Imagine that you’re at the Times Square TKTS booth looking for a Broadway show to see. You glance up at the board and notice four conspicuous titles: “The Office: The Musical,” “Cubicle!,” “Office Space, a New Musical” and “David Mamet’s ‘Watercooler.’”
“Huh,” you think. “Four shows about offices? That’s a lot. It looks like Broadway has run out ideas.”
Well, such an event is happening right now — right under our noses. Just swap out “office” for “high school.” There are currently four shows running on Broadway that take place in American high schools: “Dear Evan Hansen,” “Mean Girls,” “The Prom” and the just-opened “Be More Chill.”

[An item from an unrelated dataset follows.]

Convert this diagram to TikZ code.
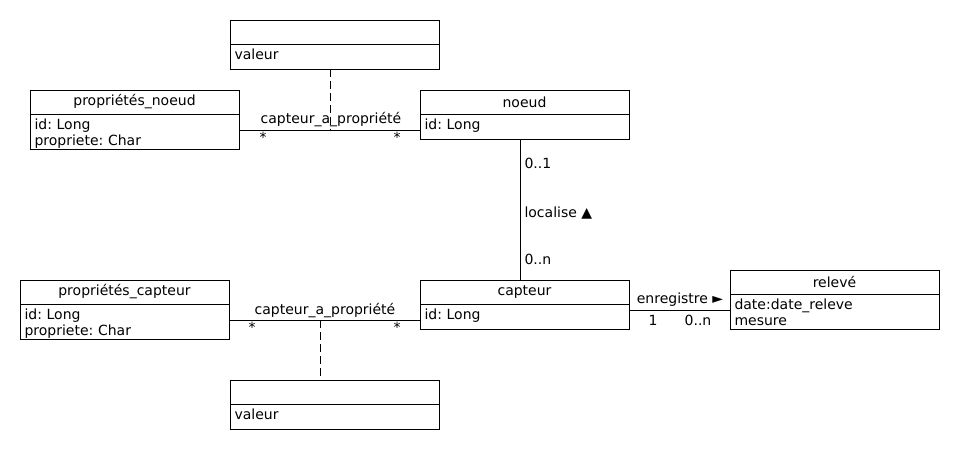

Some say this is a sign that Broadway is finally embracing young people. Is it, though? When Neil Patrick Harris famously hosted the Tony Awards in 2013 — before any of those musicals arrived on the Great White Way — he began the ceremony with a rap by Lin-Manuel Miranda about Broadway-lovin’ youths.

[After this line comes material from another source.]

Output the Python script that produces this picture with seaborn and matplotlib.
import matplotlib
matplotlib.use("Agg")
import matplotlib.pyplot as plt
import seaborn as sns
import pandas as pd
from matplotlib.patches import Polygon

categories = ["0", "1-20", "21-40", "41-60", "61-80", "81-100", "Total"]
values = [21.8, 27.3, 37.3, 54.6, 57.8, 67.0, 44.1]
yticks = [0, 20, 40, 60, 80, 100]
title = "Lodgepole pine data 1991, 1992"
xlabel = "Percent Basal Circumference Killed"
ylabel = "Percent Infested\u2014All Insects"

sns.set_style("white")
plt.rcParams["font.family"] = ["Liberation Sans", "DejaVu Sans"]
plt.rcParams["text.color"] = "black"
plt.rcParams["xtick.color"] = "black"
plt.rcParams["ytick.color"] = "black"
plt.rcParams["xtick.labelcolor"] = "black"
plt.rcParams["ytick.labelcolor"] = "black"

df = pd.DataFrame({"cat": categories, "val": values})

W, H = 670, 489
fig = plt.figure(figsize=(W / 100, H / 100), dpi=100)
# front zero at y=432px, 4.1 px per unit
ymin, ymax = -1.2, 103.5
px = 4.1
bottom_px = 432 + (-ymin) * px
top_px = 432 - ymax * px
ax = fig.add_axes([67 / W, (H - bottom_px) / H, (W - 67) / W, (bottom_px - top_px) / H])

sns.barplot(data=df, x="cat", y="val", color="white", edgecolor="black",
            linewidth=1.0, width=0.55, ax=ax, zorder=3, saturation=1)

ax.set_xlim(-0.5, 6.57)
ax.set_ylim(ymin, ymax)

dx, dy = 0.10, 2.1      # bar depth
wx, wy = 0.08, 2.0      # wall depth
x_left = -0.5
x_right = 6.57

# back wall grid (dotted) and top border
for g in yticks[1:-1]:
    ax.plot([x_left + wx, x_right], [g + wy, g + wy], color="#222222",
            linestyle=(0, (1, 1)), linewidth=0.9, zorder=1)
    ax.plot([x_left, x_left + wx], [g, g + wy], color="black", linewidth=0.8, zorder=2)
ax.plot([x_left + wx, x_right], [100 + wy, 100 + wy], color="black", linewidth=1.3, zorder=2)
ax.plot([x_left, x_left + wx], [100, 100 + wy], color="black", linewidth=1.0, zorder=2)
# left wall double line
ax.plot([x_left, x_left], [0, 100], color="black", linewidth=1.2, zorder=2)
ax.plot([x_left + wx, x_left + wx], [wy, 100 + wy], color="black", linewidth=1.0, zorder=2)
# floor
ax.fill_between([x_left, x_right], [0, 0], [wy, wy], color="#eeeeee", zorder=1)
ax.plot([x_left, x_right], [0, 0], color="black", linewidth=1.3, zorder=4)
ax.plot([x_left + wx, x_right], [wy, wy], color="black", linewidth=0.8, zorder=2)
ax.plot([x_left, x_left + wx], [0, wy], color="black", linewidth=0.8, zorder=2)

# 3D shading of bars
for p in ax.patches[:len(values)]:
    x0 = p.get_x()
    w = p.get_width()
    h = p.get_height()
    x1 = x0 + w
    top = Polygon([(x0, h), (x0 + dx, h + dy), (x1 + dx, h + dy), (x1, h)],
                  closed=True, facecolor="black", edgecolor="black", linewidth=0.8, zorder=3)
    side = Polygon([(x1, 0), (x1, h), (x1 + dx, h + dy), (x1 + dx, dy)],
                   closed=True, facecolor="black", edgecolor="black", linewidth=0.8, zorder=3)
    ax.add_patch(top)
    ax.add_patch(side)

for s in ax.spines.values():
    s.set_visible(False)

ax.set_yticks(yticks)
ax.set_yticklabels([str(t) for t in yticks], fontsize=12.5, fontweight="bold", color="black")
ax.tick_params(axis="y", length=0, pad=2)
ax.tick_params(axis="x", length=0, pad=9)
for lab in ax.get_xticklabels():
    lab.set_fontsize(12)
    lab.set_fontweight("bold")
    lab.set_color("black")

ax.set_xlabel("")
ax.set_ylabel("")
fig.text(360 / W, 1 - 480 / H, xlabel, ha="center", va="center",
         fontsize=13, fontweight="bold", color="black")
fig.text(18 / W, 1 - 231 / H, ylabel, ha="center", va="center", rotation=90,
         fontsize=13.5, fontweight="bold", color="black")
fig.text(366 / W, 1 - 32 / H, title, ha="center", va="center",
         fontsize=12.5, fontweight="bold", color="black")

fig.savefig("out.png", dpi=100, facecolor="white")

“There’s a kid in the middle of nowhere sitting there, living for Tony performances singin’ and flippin’ along with the Pippins and Wickeds and Kinkys, Matildas and Mormonses,” he rhymed. “So we might reassure that kid, and do something to spur that kid. ‘Cause I promise you all of us up here tonight: We were that kid.”
Indeed we were. Growing up, today’s twenty-and-thirtysomethings loved “Rent,” “Avenue Q,” “Sweeney Todd,” “The Last Five Years” and many more shows that had no scenes set in cafeterias, computer labs or other blase places we once frequented. I suspect many young people still do. But ever since the success of “Dear Evan Hansen” — and “High School Musical” on TV before that — Broadway has gone full-blown literal when it comes to teens: To get them to our theaters we must straightforwardly present the minutiae of their routines. Great.

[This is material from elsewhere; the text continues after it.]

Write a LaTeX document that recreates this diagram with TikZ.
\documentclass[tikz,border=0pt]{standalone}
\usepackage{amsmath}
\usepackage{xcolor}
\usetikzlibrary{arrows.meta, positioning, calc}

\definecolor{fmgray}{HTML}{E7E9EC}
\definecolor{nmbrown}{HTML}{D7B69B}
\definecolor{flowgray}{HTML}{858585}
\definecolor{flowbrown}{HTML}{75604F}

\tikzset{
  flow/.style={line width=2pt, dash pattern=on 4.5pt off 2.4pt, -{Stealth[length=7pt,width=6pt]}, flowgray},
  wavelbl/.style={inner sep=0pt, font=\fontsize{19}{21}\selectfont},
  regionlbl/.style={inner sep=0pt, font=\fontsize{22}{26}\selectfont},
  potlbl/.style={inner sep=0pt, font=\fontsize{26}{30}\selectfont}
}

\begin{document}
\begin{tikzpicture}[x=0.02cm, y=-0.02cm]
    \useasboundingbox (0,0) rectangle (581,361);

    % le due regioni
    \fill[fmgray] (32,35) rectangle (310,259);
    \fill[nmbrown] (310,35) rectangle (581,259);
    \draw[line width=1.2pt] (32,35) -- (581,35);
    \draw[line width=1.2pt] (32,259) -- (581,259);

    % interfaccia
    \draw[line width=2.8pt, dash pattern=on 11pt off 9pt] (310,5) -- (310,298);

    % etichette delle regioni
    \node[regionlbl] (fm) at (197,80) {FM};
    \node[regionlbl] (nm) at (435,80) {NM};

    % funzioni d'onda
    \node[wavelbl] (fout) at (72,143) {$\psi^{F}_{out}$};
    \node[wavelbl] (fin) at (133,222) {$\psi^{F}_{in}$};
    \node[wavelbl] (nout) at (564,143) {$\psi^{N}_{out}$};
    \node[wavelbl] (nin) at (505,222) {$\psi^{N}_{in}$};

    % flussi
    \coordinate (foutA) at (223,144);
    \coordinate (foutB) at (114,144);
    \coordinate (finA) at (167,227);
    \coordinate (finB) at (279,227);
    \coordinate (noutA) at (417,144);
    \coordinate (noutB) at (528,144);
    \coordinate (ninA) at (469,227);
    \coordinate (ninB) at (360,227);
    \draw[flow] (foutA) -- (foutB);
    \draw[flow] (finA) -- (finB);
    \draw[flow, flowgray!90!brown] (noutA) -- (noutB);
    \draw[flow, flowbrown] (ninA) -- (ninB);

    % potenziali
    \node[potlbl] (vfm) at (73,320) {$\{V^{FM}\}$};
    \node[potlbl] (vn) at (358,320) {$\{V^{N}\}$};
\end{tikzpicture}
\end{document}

The cast of “Mean Girls” on Broadway.Joan Marcus
The shows’ quality runs the gamut. The Tony Award-winning “Dear Evan Hansen” is an excellent, well-performed drama that’s as much about a mother’s love as is it is about study hall. “Mean Girls” has Tina Fey’s funny book, but forgettable songs. “The Prom” is sweet, but predictable and derivative. And “Be More Chill” is an ungodly tough watch that manages to be screechy, preachy and offensive. That’s the show that pushed this tedious trend over the edge.
We’ve arrived at the moment when this sort of targeted programming is beginning to feel condescending, artless and repetitive. Most of these shows resemble the hallways of John Hughes more than they do 2019, are paired with the most basic “be yourself,” after-school-special morals and are told with syrupy pop songs that are as close to today’s Top 40 as Sheena Easton.
This isn’t a “Get off my lawn!” column. Teens should absolutely be going to Broadway shows, and having a blast at them. My friend’s 14-year-old son flew from Chicago just to see the one Broadway show he was most excited for: “Network,” featuring Bryan Cranston, infidelity, complex theories on media and outlandish Belgian staging. And not a single musical number set during math class.
See, Broadway can learn something from this coveted audience whose imagination has not yet been squashed by the grind of Corporate America: Be More Creative!